- What this task involves: Your task is to give the listing below back word for word, pictures excluded.

- Provided data:
--- begin ---

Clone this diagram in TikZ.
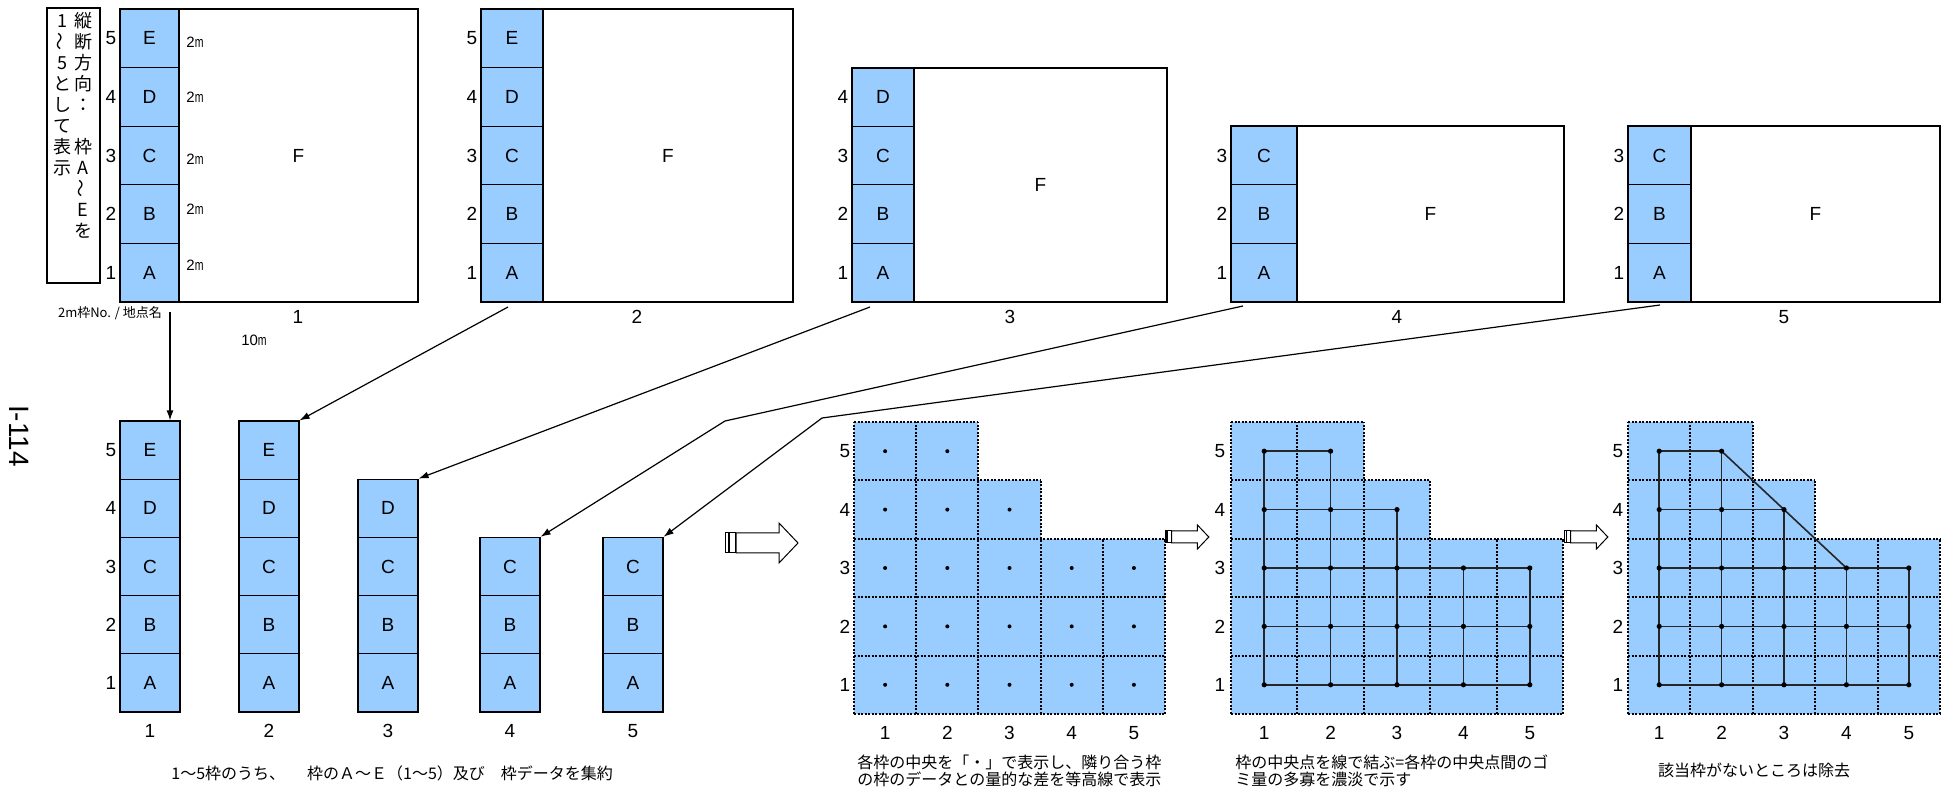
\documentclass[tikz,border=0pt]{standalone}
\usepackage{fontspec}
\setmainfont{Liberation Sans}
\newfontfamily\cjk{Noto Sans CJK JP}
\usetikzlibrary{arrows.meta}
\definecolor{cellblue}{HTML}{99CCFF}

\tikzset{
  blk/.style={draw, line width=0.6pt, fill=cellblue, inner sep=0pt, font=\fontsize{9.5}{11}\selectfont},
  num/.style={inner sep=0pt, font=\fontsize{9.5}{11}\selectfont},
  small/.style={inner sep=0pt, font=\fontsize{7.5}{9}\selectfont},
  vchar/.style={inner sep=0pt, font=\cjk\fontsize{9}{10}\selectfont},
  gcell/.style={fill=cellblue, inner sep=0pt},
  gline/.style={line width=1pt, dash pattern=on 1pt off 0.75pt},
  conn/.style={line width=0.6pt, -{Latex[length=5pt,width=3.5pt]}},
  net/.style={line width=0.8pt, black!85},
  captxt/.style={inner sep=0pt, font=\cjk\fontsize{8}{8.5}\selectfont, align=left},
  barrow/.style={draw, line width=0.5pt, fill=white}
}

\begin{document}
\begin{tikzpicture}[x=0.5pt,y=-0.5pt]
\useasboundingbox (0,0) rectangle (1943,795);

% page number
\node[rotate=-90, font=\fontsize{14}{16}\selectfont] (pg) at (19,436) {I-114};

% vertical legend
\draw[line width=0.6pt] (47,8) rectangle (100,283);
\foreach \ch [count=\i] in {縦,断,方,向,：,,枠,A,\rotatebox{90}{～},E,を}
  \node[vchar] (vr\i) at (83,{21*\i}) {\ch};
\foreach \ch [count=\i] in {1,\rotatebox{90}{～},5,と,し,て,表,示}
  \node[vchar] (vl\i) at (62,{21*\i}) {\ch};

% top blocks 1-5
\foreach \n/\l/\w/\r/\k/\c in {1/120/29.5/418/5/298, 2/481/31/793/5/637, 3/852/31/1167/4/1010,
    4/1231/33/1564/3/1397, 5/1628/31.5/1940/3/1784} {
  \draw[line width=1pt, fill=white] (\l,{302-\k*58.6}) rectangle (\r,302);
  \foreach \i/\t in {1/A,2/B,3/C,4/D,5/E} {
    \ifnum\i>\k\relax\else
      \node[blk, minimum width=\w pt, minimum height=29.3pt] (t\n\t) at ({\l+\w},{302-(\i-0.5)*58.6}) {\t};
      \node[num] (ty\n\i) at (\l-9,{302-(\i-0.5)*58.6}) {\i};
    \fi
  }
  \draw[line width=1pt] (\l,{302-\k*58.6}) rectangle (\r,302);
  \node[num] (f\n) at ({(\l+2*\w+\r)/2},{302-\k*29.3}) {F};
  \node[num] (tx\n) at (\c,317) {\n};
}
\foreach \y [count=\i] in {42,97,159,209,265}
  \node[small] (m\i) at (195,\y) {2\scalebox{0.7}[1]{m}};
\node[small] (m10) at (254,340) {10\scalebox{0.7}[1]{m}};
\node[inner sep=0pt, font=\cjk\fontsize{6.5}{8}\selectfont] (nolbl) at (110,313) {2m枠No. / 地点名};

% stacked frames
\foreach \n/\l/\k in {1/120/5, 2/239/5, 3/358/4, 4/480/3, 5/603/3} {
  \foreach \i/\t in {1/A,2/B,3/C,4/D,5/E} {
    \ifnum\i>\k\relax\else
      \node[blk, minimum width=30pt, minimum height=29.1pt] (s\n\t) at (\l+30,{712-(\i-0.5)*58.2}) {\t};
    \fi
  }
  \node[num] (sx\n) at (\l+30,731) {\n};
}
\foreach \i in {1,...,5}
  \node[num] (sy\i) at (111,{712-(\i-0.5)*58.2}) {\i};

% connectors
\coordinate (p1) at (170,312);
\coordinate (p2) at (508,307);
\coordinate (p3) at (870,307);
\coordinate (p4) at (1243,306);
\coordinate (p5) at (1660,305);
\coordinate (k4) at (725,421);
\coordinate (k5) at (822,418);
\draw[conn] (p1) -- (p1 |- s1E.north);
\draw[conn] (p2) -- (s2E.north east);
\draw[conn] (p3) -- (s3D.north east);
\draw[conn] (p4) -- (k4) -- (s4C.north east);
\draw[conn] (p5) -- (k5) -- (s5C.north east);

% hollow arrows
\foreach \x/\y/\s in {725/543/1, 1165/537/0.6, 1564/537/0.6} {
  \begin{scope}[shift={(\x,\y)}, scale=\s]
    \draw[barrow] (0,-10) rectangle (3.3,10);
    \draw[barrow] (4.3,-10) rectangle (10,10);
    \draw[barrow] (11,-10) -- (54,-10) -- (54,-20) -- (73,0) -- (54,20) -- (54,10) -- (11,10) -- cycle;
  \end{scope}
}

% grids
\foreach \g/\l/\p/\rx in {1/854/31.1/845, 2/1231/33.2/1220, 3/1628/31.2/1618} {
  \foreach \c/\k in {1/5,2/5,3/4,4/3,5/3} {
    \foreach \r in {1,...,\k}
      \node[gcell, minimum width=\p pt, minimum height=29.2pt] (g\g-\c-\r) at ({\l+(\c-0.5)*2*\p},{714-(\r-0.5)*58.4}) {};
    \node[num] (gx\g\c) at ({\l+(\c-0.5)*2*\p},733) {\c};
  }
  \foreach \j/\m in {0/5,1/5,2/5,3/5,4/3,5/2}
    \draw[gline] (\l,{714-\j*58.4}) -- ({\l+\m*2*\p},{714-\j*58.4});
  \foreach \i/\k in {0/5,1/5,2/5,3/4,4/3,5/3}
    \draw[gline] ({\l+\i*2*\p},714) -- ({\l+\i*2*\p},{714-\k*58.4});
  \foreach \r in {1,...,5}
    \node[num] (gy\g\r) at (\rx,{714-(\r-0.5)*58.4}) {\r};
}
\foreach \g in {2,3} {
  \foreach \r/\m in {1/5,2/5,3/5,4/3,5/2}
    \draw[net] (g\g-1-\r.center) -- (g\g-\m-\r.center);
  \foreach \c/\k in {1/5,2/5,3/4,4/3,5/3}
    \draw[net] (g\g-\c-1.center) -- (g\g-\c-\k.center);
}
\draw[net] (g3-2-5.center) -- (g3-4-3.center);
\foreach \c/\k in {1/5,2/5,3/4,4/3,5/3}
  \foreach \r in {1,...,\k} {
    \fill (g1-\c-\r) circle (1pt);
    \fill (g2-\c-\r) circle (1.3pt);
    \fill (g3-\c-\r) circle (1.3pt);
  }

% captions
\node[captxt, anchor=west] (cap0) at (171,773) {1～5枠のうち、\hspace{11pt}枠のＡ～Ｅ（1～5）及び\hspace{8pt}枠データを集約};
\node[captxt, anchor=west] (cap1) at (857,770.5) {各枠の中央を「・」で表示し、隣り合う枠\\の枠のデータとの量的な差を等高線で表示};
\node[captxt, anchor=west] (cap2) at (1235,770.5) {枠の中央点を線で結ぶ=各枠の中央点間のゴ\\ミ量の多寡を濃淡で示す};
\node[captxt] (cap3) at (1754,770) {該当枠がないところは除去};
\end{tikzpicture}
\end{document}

--- end ---

- Reply to the exercise:
Clone this diagram in TikZ.
\documentclass[tikz,border=0pt]{standalone}
\usepackage{fontspec}
\setmainfont{Liberation Sans}
\newfontfamily\cjk{Noto Sans CJK JP}
\usetikzlibrary{arrows.meta}
\definecolor{cellblue}{HTML}{99CCFF}

\tikzset{
  blk/.style={draw, line width=0.6pt, fill=cellblue, inner sep=0pt, font=\fontsize{9.5}{11}\selectfont},
  num/.style={inner sep=0pt, font=\fontsize{9.5}{11}\selectfont},
  small/.style={inner sep=0pt, font=\fontsize{7.5}{9}\selectfont},
  vchar/.style={inner sep=0pt, font=\cjk\fontsize{9}{10}\selectfont},
  gcell/.style={fill=cellblue, inner sep=0pt},
  gline/.style={line width=1pt, dash pattern=on 1pt off 0.75pt},
  conn/.style={line width=0.6pt, -{Latex[length=5pt,width=3.5pt]}},
  net/.style={line width=0.8pt, black!85},
  captxt/.style={inner sep=0pt, font=\cjk\fontsize{8}{8.5}\selectfont, align=left},
  barrow/.style={draw, line width=0.5pt, fill=white}
}

\begin{document}
\begin{tikzpicture}[x=0.5pt,y=-0.5pt]
\useasboundingbox (0,0) rectangle (1943,795);

% page number
\node[rotate=-90, font=\fontsize{14}{16}\selectfont] (pg) at (19,436) {I-114};

% vertical legend
\draw[line width=0.6pt] (47,8) rectangle (100,283);
\foreach \ch [count=\i] in {縦,断,方,向,：,,枠,A,\rotatebox{90}{～},E,を}
  \node[vchar] (vr\i) at (83,{21*\i}) {\ch};
\foreach \ch [count=\i] in {1,\rotatebox{90}{～},5,と,し,て,表,示}
  \node[vchar] (vl\i) at (62,{21*\i}) {\ch};

% top blocks 1-5
\foreach \n/\l/\w/\r/\k/\c in {1/120/29.5/418/5/298, 2/481/31/793/5/637, 3/852/31/1167/4/1010,
    4/1231/33/1564/3/1397, 5/1628/31.5/1940/3/1784} {
  \draw[line width=1pt, fill=white] (\l,{302-\k*58.6}) rectangle (\r,302);
  \foreach \i/\t in {1/A,2/B,3/C,4/D,5/E} {
    \ifnum\i>\k\relax\else
      \node[blk, minimum width=\w pt, minimum height=29.3pt] (t\n\t) at ({\l+\w},{302-(\i-0.5)*58.6}) {\t};
      \node[num] (ty\n\i) at (\l-9,{302-(\i-0.5)*58.6}) {\i};
    \fi
  }
  \draw[line width=1pt] (\l,{302-\k*58.6}) rectangle (\r,302);
  \node[num] (f\n) at ({(\l+2*\w+\r)/2},{302-\k*29.3}) {F};
  \node[num] (tx\n) at (\c,317) {\n};
}
\foreach \y [count=\i] in {42,97,159,209,265}
  \node[small] (m\i) at (195,\y) {2\scalebox{0.7}[1]{m}};
\node[small] (m10) at (254,340) {10\scalebox{0.7}[1]{m}};
\node[inner sep=0pt, font=\cjk\fontsize{6.5}{8}\selectfont] (nolbl) at (110,313) {2m枠No. / 地点名};

% stacked frames
\foreach \n/\l/\k in {1/120/5, 2/239/5, 3/358/4, 4/480/3, 5/603/3} {
  \foreach \i/\t in {1/A,2/B,3/C,4/D,5/E} {
    \ifnum\i>\k\relax\else
      \node[blk, minimum width=30pt, minimum height=29.1pt] (s\n\t) at (\l+30,{712-(\i-0.5)*58.2}) {\t};
    \fi
  }
  \node[num] (sx\n) at (\l+30,731) {\n};
}
\foreach \i in {1,...,5}
  \node[num] (sy\i) at (111,{712-(\i-0.5)*58.2}) {\i};

% connectors
\coordinate (p1) at (170,312);
\coordinate (p2) at (508,307);
\coordinate (p3) at (870,307);
\coordinate (p4) at (1243,306);
\coordinate (p5) at (1660,305);
\coordinate (k4) at (725,421);
\coordinate (k5) at (822,418);
\draw[conn] (p1) -- (p1 |- s1E.north);
\draw[conn] (p2) -- (s2E.north east);
\draw[conn] (p3) -- (s3D.north east);
\draw[conn] (p4) -- (k4) -- (s4C.north east);
\draw[conn] (p5) -- (k5) -- (s5C.north east);

% hollow arrows
\foreach \x/\y/\s in {725/543/1, 1165/537/0.6, 1564/537/0.6} {
  \begin{scope}[shift={(\x,\y)}, scale=\s]
    \draw[barrow] (0,-10) rectangle (3.3,10);
    \draw[barrow] (4.3,-10) rectangle (10,10);
    \draw[barrow] (11,-10) -- (54,-10) -- (54,-20) -- (73,0) -- (54,20) -- (54,10) -- (11,10) -- cycle;
  \end{scope}
}

% grids
\foreach \g/\l/\p/\rx in {1/854/31.1/845, 2/1231/33.2/1220, 3/1628/31.2/1618} {
  \foreach \c/\k in {1/5,2/5,3/4,4/3,5/3} {
    \foreach \r in {1,...,\k}
      \node[gcell, minimum width=\p pt, minimum height=29.2pt] (g\g-\c-\r) at ({\l+(\c-0.5)*2*\p},{714-(\r-0.5)*58.4}) {};
    \node[num] (gx\g\c) at ({\l+(\c-0.5)*2*\p},733) {\c};
  }
  \foreach \j/\m in {0/5,1/5,2/5,3/5,4/3,5/2}
    \draw[gline] (\l,{714-\j*58.4}) -- ({\l+\m*2*\p},{714-\j*58.4});
  \foreach \i/\k in {0/5,1/5,2/5,3/4,4/3,5/3}
    \draw[gline] ({\l+\i*2*\p},714) -- ({\l+\i*2*\p},{714-\k*58.4});
  \foreach \r in {1,...,5}
    \node[num] (gy\g\r) at (\rx,{714-(\r-0.5)*58.4}) {\r};
}
\foreach \g in {2,3} {
  \foreach \r/\m in {1/5,2/5,3/5,4/3,5/2}
    \draw[net] (g\g-1-\r.center) -- (g\g-\m-\r.center);
  \foreach \c/\k in {1/5,2/5,3/4,4/3,5/3}
    \draw[net] (g\g-\c-1.center) -- (g\g-\c-\k.center);
}
\draw[net] (g3-2-5.center) -- (g3-4-3.center);
\foreach \c/\k in {1/5,2/5,3/4,4/3,5/3}
  \foreach \r in {1,...,\k} {
    \fill (g1-\c-\r) circle (1pt);
    \fill (g2-\c-\r) circle (1.3pt);
    \fill (g3-\c-\r) circle (1.3pt);
  }

% captions
\node[captxt, anchor=west] (cap0) at (171,773) {1～5枠のうち、\hspace{11pt}枠のＡ～Ｅ（1～5）及び\hspace{8pt}枠データを集約};
\node[captxt, anchor=west] (cap1) at (857,770.5) {各枠の中央を「・」で表示し、隣り合う枠\\の枠のデータとの量的な差を等高線で表示};
\node[captxt, anchor=west] (cap2) at (1235,770.5) {枠の中央点を線で結ぶ=各枠の中央点間のゴ\\ミ量の多寡を濃淡で示す};
\node[captxt] (cap3) at (1754,770) {該当枠がないところは除去};
\end{tikzpicture}
\end{document}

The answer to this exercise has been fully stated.